Two new studies out of Stanford’s Carnegie Institution for Science raise interesting questions about human influence on the future of the world’s climate and about our role in global warming thousands of years ago.
The first study, authored by Ken Caldeira and Long Cao, used models to examine the climatic effects of actively removing CO2 from the atmosphere. What they found is that even if all CO2 emissions were magically halted, and CO2 levels in the atmosphere were instantly reduced to pre-industrial levels, the resulting drop in temperatures would offset less that half of the CO2-induced warming.
This discrepancy, the scientists say, is due to complexities in the carbon cycle. First, as CO2 in the atmosphere drops, the ocean, which acts as a carbon sink by absorbing CO2 from the air, will release more of its stored carbon.

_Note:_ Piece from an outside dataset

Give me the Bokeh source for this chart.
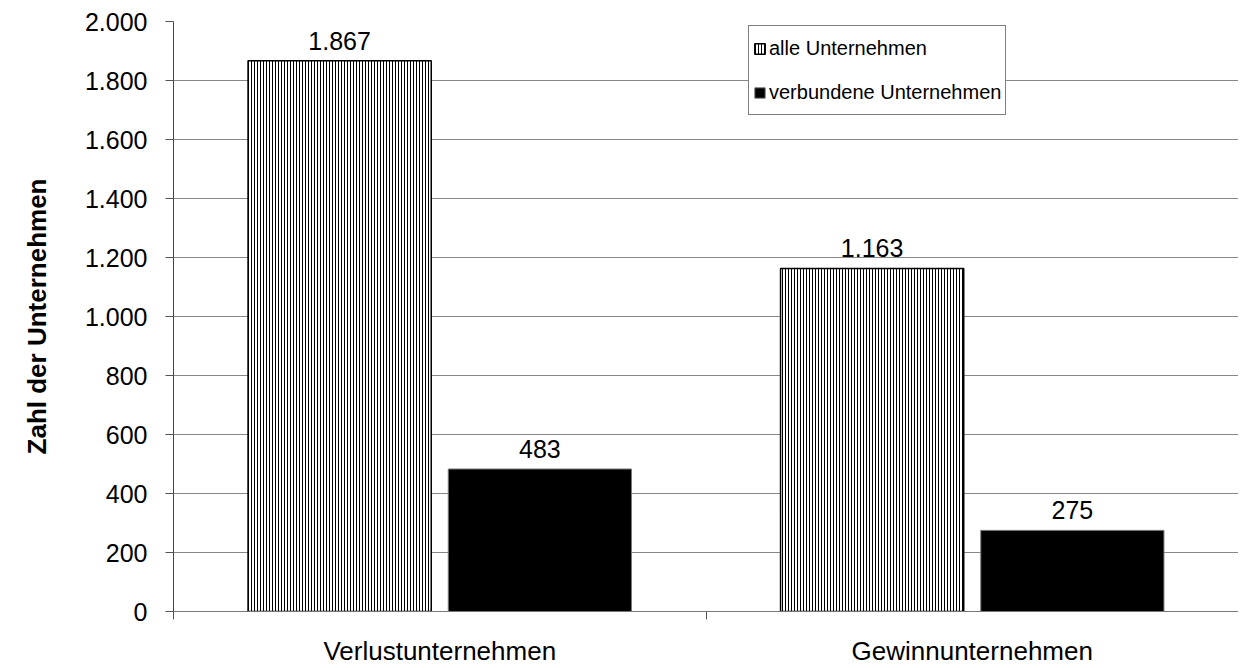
from bokeh.plotting import figure
from bokeh.models import ColumnDataSource, FixedTicker, Range1d, Legend, LegendItem
from bokeh.embed import file_html
from bokeh.resources import INLINE
from bokeh.core.properties import value

categories = ["Verlustunternehmen", "Gewinnunternehmen"]
alle = [1867, 1163]
verbunden = [483, 275]
alle_labels = ["1.867", "1.163"]
verbunden_labels = ["483", "275"]
y_ticks = [0, 200, 400, 600, 800, 1000, 1200, 1400, 1600, 1800, 2000]
y_tick_labels = ["0", "200", "400", "600", "800", "1.000", "1.200", "1.400", "1.600", "1.800", "2.000"]
series_names = ["alle Unternehmen", "verbundene Unternehmen"]

FONT = "Liberation Sans"
centers = [i + 0.5 for i in range(len(categories))]
off = 0.188
bw = 0.344

src_a = ColumnDataSource(dict(x=[c - off for c in centers], top=alle, lab=alle_labels))
src_v = ColumnDataSource(dict(x=[c + off for c in centers], top=verbunden, lab=verbunden_labels))

p = figure(width=1238, height=668, output_backend="svg", toolbar_location=None,
           x_range=Range1d(0, len(categories)), y_range=Range1d(0, 2000),
           min_border_left=173, min_border_right=0, min_border_top=21, min_border_bottom=57)
p.outline_line_color = None
p.background_fill_color = "white"

ra = p.vbar(x="x", top="top", width=bw, source=src_a, fill_color="white",
            line_color="black", line_width=1.5,
            hatch_pattern="vertical_line", hatch_color="black", hatch_scale=3, hatch_weight=1)
rv = p.vbar(x="x", top="top", width=bw, source=src_v, fill_color="black",
            line_color="#777777", line_width=1)

for src in (src_a, src_v):
    p.text(x="x", y="top", text="lab", source=src, text_align="center", text_baseline="bottom",
           y_offset=-11, text_font=value(FONT), text_font_size="25px", text_color="black")

# axes
p.xaxis.ticker = FixedTicker(ticks=centers, minor_ticks=[0, 1, 2])
p.xaxis.major_label_overrides = {c: n for c, n in zip(centers, categories)}
p.xaxis.major_tick_out = 0
p.xaxis.major_tick_in = 0
p.xaxis.minor_tick_out = 8
p.xaxis.minor_tick_in = 0
p.xaxis.minor_tick_line_color = "#555555"
p.xaxis.axis_line_color = "#777777"
p.xaxis.major_label_text_font = FONT
p.xaxis.major_label_text_font_size = "26px"
p.xaxis.major_label_text_color = "black"
p.xaxis.major_label_standoff = 16

p.yaxis.ticker = FixedTicker(ticks=y_ticks)
p.yaxis.major_label_overrides = {t: l for t, l in zip(y_ticks, y_tick_labels)}
p.yaxis.major_tick_out = 8
p.yaxis.major_tick_in = 0
p.yaxis.minor_tick_line_color = None
p.yaxis.axis_line_color = "#444444"
p.yaxis.major_tick_line_color = "#555555"
p.yaxis.major_label_text_font = FONT
p.yaxis.major_label_text_font_size = "25px"
p.yaxis.major_label_text_color = "black"
p.yaxis.major_label_standoff = 18
p.yaxis.axis_label = "Zahl der Unternehmen"
p.yaxis.axis_label_text_font = FONT
p.yaxis.axis_label_text_font_size = "26px"
p.yaxis.axis_label_text_font_style = "bold"
p.yaxis.axis_label_text_color = "black"
p.yaxis.axis_label_standoff = 30

p.xgrid.grid_line_color = None
p.ygrid.grid_line_color = "#888888"
p.ygrid.grid_line_width = 1

legend = Legend(items=[LegendItem(label=series_names[0], renderers=[ra]),
                       LegendItem(label=series_names[1], renderers=[rv])],
                location=(575, 496))
legend.label_text_font = FONT
legend.label_text_font_size = "20px"
legend.label_text_color = "black"
legend.glyph_width = 13
legend.glyph_height = 13
legend.label_height = 36
legend.spacing = 8
legend.padding = 4
legend.margin = 0
legend.label_standoff = 3
legend.border_line_color = "black"
legend.border_line_width = 1
legend.background_fill_alpha = 1
p.add_layout(legend, "center")

html = file_html(p, INLINE)
html = html.replace("</head>", "<style>html, body { margin: 0; padding: 0; overflow: hidden; }</style></head>", 1)
open("out.html", "w").write(html)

Second, the carbon balance on land will change, too. As temperature and CO2 concentrations change, soils will begin to release more carbon than plants take in.
Therefore, in order for CO2 scrubbing to be effective, said Caldeira in an email, we may have to commit to it for a long time. “To maintain atmospheric CO2 at low levels would require removing CO2 from the atmosphere as it degassed from the oceans and land surface. This process takes many decades, even centuries,” he wrote.
That revelation, “has obvious implications for the public and for policy makers as we weigh the costs and benefits of different ways of mitigating climate change,” according to Caldeira.
The second study, which has been the target of some skepticism in the blogosphere, suggests that humans may have been influencing the climate thousands of years ago, long before was previously believed. In the paper, authors Chris Doughty, Chris Field, and Adam Wolf, all of the Carnegie Institute, propose that the extinction of mammoths 15,000 years ago, caused in part by human hunters, may have contributed to global warming by causing a change in the albedo of the land surface in the far north. Mammoths ate birch, which kept the dark green plant in check across the grasslands of North America and present-day Russia. As the population of the large mammals declined, the authors assert, the birch spread and dominated the lighter-colored grasslands, which effectively changed the color of the landscape. A darker land surface absorbs more heat than a light one. This in turn heats up the air, creating a positive feedback loop that encourages the spread of more birch.
The authors estimate that the mammoth extinction could account for approximately one-quarter of the spread of birch at that time, and that the increased birch cover could have warmed the planet .18 degrees F over several centuries.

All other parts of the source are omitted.